2. Bij de aangevallen uitspraak heeft de rechtbank het beroep tegen het bestreden besluit niet-ontvankelijk verklaard. Hiertoe heeft de rechtbank het volgende overwogen. De rechtbank heeft zich ambtshalve voor de vraag gesteld gezien of het beroep van appellant tijdig is ingediend. Tussen partijen is niet in geschil dat het bestreden besluit is bekendgemaakt op 3 december 2018. Bij brief van 31 oktober 2019 heeft de toenmalige gemachtigde van appellant, mr. drs. J.E. Groenenberg, de rechtbank bericht dat hij op 20 december 2018 beroep heeft ingesteld, maar nog altijd geen procedurenummer heeft ontvangen. Op 5 december 2019 heeft hij de rechtbank een kopie van een beroepschrift gezonden dat gedateerd is op 20 december 2018. Naar aanleiding van vragen van de rechtbank heeft mr. Groenenberg zich op het standpunt gesteld dat de rechtbank het beroep tijdig moet hebben ontvangen, omdat eerdere brieven van hem aan de rechtbank alle zijn aangekomen. De rechtbank heeft vervolgens geoordeeld dat onvoldoende aannemelijk is gemaakt dat het beroepschrift op 20 december 2018 en daarmee tijdig is ingediend. De stelling dat eerdere brieven aan de rechtbank alle zijn aangekomen, maakt dat niet anders. Dit betekent dat moet worden aangenomen dat het beroepschrift pas op 5 december 2019 is ingediend. Omdat dit ruim buiten de beroepstermijn is en omstandigheden die deze termijnoverschrijding verschoonbaar zouden kunnen maken niet zijn gesteld of gebleken, is het beroep niet-ontvankelijk.
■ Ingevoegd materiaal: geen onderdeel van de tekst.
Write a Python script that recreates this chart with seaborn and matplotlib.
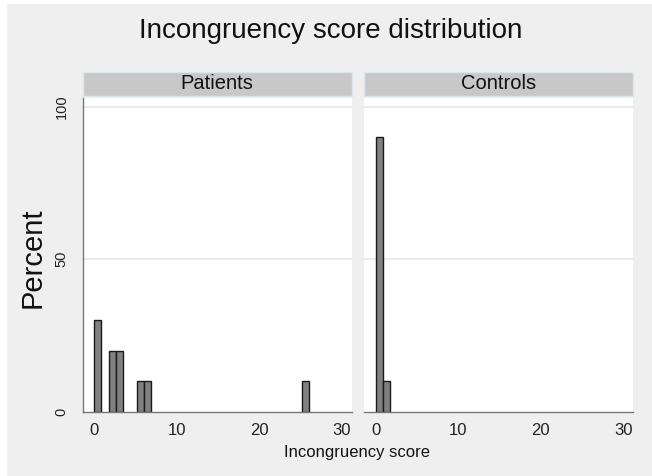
import numpy as np
import pandas as pd
import matplotlib
matplotlib.use("Agg")
import matplotlib.pyplot as plt
from matplotlib.patches import Rectangle
import seaborn as sns

# ---- data ----
groups = ["Patients", "Controls"]
patients_scores = [0, 2, 3, 5.5, 6.5, 25.5]
patients_pct = [30, 20, 20, 10, 10, 10]
controls_scores = [0, 1]
controls_pct = [90, 10]
x_ticks = [0, 10, 20, 30]
y_ticks = [0, 50, 100]
title = "Incongruency score distribution"
xlabel = "Incongruency score"
ylabel = "Percent"

df = pd.DataFrame({
    "group": ["Patients"] * len(patients_scores) + ["Controls"] * len(controls_scores),
    "score": patients_scores + controls_scores,
    "pct": patients_pct + controls_pct,
})

sns.set_style("white")
plt.rcParams["font.family"] = ["Liberation Sans", "DejaVu Sans"]

W, H = 652, 476
fig = plt.figure(figsize=(W / 100, H / 100), dpi=100, facecolor="white")
# light gray page background with thin white border
fig.patches.append(Rectangle((7 / W, 0), 1, 1 - 4 / H, transform=fig.transFigure,
                             facecolor="#efefef", edgecolor="none", zorder=-10))

def fx(px):
    return px / W

def fy(py):
    return 1 - py / H

top_px, bot_px = 97.7, 411.7
panels = [(82.7, 351.7), (364.0, 633.3)]
strip_top, strip_bot = 71.7, 96.0

for i, (g, (x0, x1)) in enumerate(zip(groups, panels)):
    ax = fig.add_axes([fx(x0), fy(bot_px), fx(x1 - x0), (bot_px - top_px) / H])
    ax.set_facecolor("white")
    sub = df[df["group"] == g]
    for yv in [50, 100]:
        ax.axhline(yv, color="#ebebeb", lw=1.5, zorder=0)
    sns.histplot(data=sub, x="score", weights="pct", bins=30, binrange=(0, 26), ax=ax,
                 color="#808080", edgecolor="#1a1a1a", linewidth=1.0, alpha=1.0)
    # drop empty bins (zero height) so their outlines don't draw on the axis
    for p in list(ax.patches):
        if p.get_height() == 0:
            p.remove()
    ax.set_xlim(-1.4, 31.2)
    ax.set_ylim(0, 103)
    ax.set_xticks(x_ticks)
    ax.set_xticklabels([str(t) for t in x_ticks], fontsize=12, color="#222222")
    ax.set_xlabel("")
    ax.set_ylabel("")
    for s in ["top", "right"]:
        ax.spines[s].set_visible(False)
    ax.spines["bottom"].set_color("#777777")
    ax.spines["bottom"].set_linewidth(1.0)
    ax.tick_params(axis="x", direction="out", length=5, width=0.8, color="#777777", pad=3)
    if i == 0:
        ax.spines["left"].set_color("#777777")
        ax.spines["left"].set_linewidth(1.0)
        ax.set_yticks(y_ticks)
        ax.set_yticklabels([str(t) for t in y_ticks], fontsize=10.5, rotation=90,
                           va="center", color="#222222")
        ax.tick_params(axis="y", direction="out", length=5, width=0.8, color="#777777", pad=5)
    else:
        ax.spines["left"].set_visible(False)
        ax.set_yticks([])
    # strip
    fig.patches.append(Rectangle((fx(x0), fy(strip_bot)), fx(x1 - x0), (strip_bot - strip_top) / H,
                                 transform=fig.transFigure, facecolor="#c8c8c8",
                                 edgecolor="#dde6ea", linewidth=1.0, zorder=1))
    fig.text(fx((x0 + x1) / 2), fy((strip_top + strip_bot) / 2), g, ha="center", va="center",
             fontsize=14.5, color="#111111")

fig.text(fx(331), fy(31), title, ha="center", va="center", fontsize=20, color="#111111")
fig.text(fx(33), fy(258), ylabel, ha="center", va="center", rotation=90, fontsize=21,
         color="#111111")
fig.text(fx(357), fy(452), xlabel, ha="center", va="center", fontsize=12, color="#111111")

fig.savefig("out.png", dpi=100, facecolor=fig.get_facecolor())
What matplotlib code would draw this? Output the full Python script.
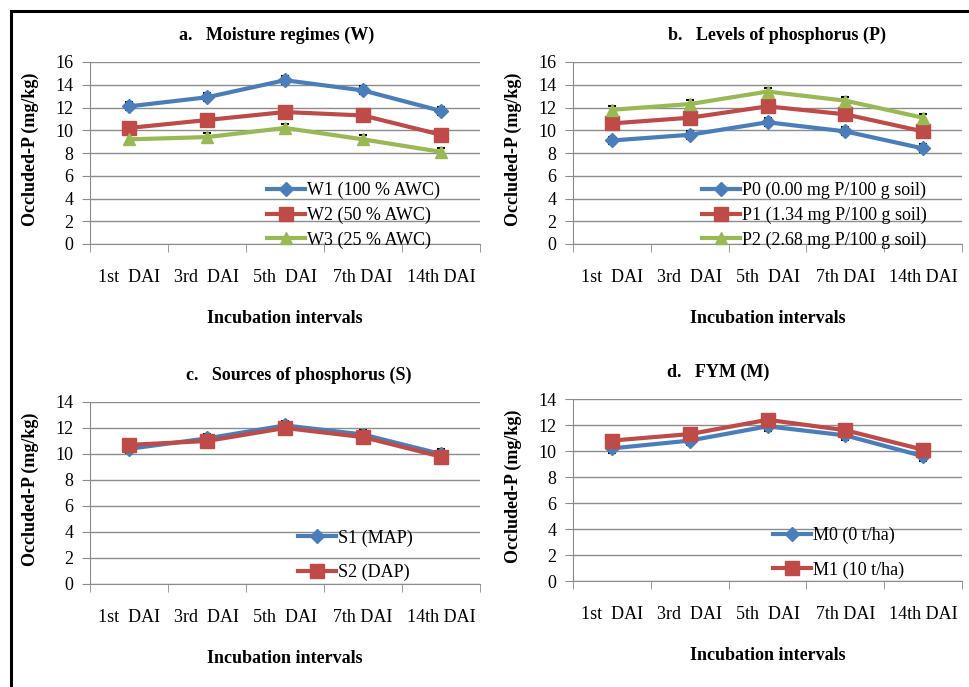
import matplotlib
matplotlib.use("Agg")
import matplotlib.pyplot as plt
from matplotlib.lines import Line2D

plt.rcParams["font.family"] = ["Liberation Serif", "DejaVu Serif"]

# data
intervals = ["1st  DAI", "3rd  DAI", "5th  DAI", "7th DAI", "14th DAI"]

w1 = [12.1, 12.9, 14.4, 13.5, 11.7]
w2 = [10.2, 10.9, 11.6, 11.3, 9.6]
w3 = [9.2, 9.4, 10.2, 9.2, 8.1]

p0 = [9.1, 9.6, 10.7, 9.9, 8.4]
p1 = [10.6, 11.1, 12.1, 11.4, 9.9]
p2 = [11.8, 12.3, 13.4, 12.6, 11.1]

s1 = [10.4, 11.2, 12.2, 11.5, 10.0]
s2 = [10.7, 11.0, 12.0, 11.3, 9.8]

m0 = [10.2, 10.8, 11.9, 11.2, 9.6]
m1 = [10.8, 11.3, 12.4, 11.6, 10.1]

err = 0.35

BLUE = "#4a7ebb"
RED = "#be4b48"
GREEN = "#98b954"
GRID = "#8c8c8c"

fig = plt.figure(figsize=(9.69, 6.87), dpi=100)

# frame lines (top and left)
fig.add_artist(Line2D([11 / 969, 1.0], [1 - 11 / 687] * 2, color="black", lw=2.2))
fig.add_artist(Line2D([11 / 969] * 2, [0, 1 - 11 / 687], color="black", lw=2.2))


def px(l, t, r, b):
    return [l / 969, 1 - b / 687, (r - l) / 969, (b - t) / 687]


def panel(rect, series, ymax, title, title_xy, leg_xy, spacing):
    ax = fig.add_axes(rect)
    x = list(range(len(intervals)))
    for vals, color, mk, ms, lab in series:
        ax.errorbar(x, vals, yerr=err, fmt="none", ecolor="black",
                    elinewidth=1, capsize=3, capthick=1.5, zorder=2)
        ax.plot(x, vals, color=color, lw=3, marker=mk, ms=ms,
                label=lab, zorder=3)
    ax.set_xlim(-0.5, 4.5)
    ax.set_ylim(0, ymax)
    ax.set_yticks(range(0, ymax + 1, 2))
    ax.grid(axis="y", color=GRID, lw=1)
    ax.set_axisbelow(True)
    for s in ["top", "right"]:
        ax.spines[s].set_visible(False)
    ax.spines["left"].set_color(GRID)
    ax.spines["bottom"].set_color(GRID)
    ax.set_xticks(x)
    ax.set_xticklabels(intervals)
    ax.set_xticks([i - 0.5 for i in range(6)], minor=True)
    ax.tick_params(axis="x", which="major", length=0, pad=18, labelsize=13)
    ax.tick_params(axis="x", which="minor", length=6, color=GRID)
    ax.tick_params(axis="y", length=6, color=GRID, pad=6, labelsize=13)
    ax.set_xlabel("Incubation intervals", fontsize=13, fontweight="bold")
    ax.xaxis.set_label_coords(0.5, -0.36)
    ax.set_ylabel("Occluded-P (mg/kg)", fontsize=13, fontweight="bold")
    ax.yaxis.set_label_coords(-0.13, 0.52)
    fig.text(title_xy[0] / 969, 1 - title_xy[1] / 687, title, ha="center",
             va="center", fontsize=13, fontweight="bold")
    ax.legend(loc="upper left", bbox_to_anchor=leg_xy, frameon=False,
              fontsize=13, borderpad=0, borderaxespad=0, handlelength=2.1,
              handletextpad=0.1, labelspacing=spacing)
    return ax


panel(px(90, 62, 480, 244),
      [(w1, BLUE, "D", 7, "W1 (100 % AWC)"),
       (w2, RED, "s", 9.5, "W2 (50 % AWC)"),
       (w3, GREEN, "^", 9, "W3 (25 % AWC)")],
      16, "a.   Moisture regimes (W)", (277, 35), (0.454, 0.34), 0.4)

panel(px(573, 62, 962, 244),
      [(p0, BLUE, "D", 7, "P0 (0.00 mg P/100 g soil)"),
       (p1, RED, "s", 9.5, "P1 (1.34 mg P/100 g soil)"),
       (p2, GREEN, "^", 9, "P2 (2.68 mg P/100 g soil)")],
      16, "b.   Levels of phosphorus (P)", (777, 35), (0.332, 0.34), 0.4)

panel(px(90, 402, 480, 584),
      [(s1, BLUE, "D", 7, "S1 (MAP)"),
       (s2, RED, "s", 9.5, "S2 (DAP)")],
      14, "c.   Sources of phosphorus (S)", (299, 375), (0.533, 0.30), 0.95)

panel(px(573, 399, 962, 581),
      [(m0, BLUE, "D", 7, "M0 (0 t/ha)"),
       (m1, RED, "s", 9.5, "M1 (10 t/ha)")],
      14, "d.   FYM (M)", (718, 372), (0.514, 0.297), 0.95)

fig.savefig("out.png", dpi=100)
3. In hoger beroep heeft appellant zich tegen de aangevallen uitspraak gekeerd. Hij heeft aangevoerd dat het beroep wel tijdig is ingesteld. In dit verband heeft appellant een uittreksel van de verzendadministratie van mr. Groenenberg overgelegd. Daarnaast heeft appellant erop gewezen dat mr. Groenenberg begin december 2019 telefonisch contact heeft gehad met de rechtbank en dat hem toen is verteld dat er alsnog een procedurenummer aan de beroepszaak wordt toegekend en dat het beroep alsnog (inhoudelijk) in behandeling zou worden genomen.
4. De Raad komt tot de volgende beoordeling.
4.1.
De Raad onderschrijft het oordeel van de rechtbank en de overwegingen waarop dat oordeel rust. Hij voegt daaraan toe dat met het door appellant overgelegde uittreksel van de verzendadministratie van mr. Groenenberg niet vast staat dat het beroepschrift daadwerkelijk op 20 december 2018 naar de rechtbank is verzonden. Daarnaast kan uit de omstandigheid dat de rechtbank in december 2019 alsnog een procedurenummer heeft toegekend niet worden afgeleid dat tijdig beroep is ingesteld. Aannemelijk is namelijk dat dit een direct gevolg was van de brief van mr. Groenenberg van 5 december 2019, waarbij het beroepschrift van 20 december 2018 als bijlage is gevoegd en waarbij mr. Groenenberg de rechtbank heeft verzocht om alsnog een beroepsprocedure te starten.
4.2.
Het hoger beroep slaagt dus niet, zodat de aangevallen uitspraak zal worden bevestigd.
5. Voor een proceskostenveroordeling bestaat geen aanleiding.

BESLISSING

De Centrale Raad van Beroep bevestigt de aangevallen uitspraak.
Deze uitspraak is gedaan door A.J. Schaap, in tegenwoordigheid van J.E. Eikelenboom als griffier. De beslissing is uitgesproken in het openbaar op 23 augustus 2022.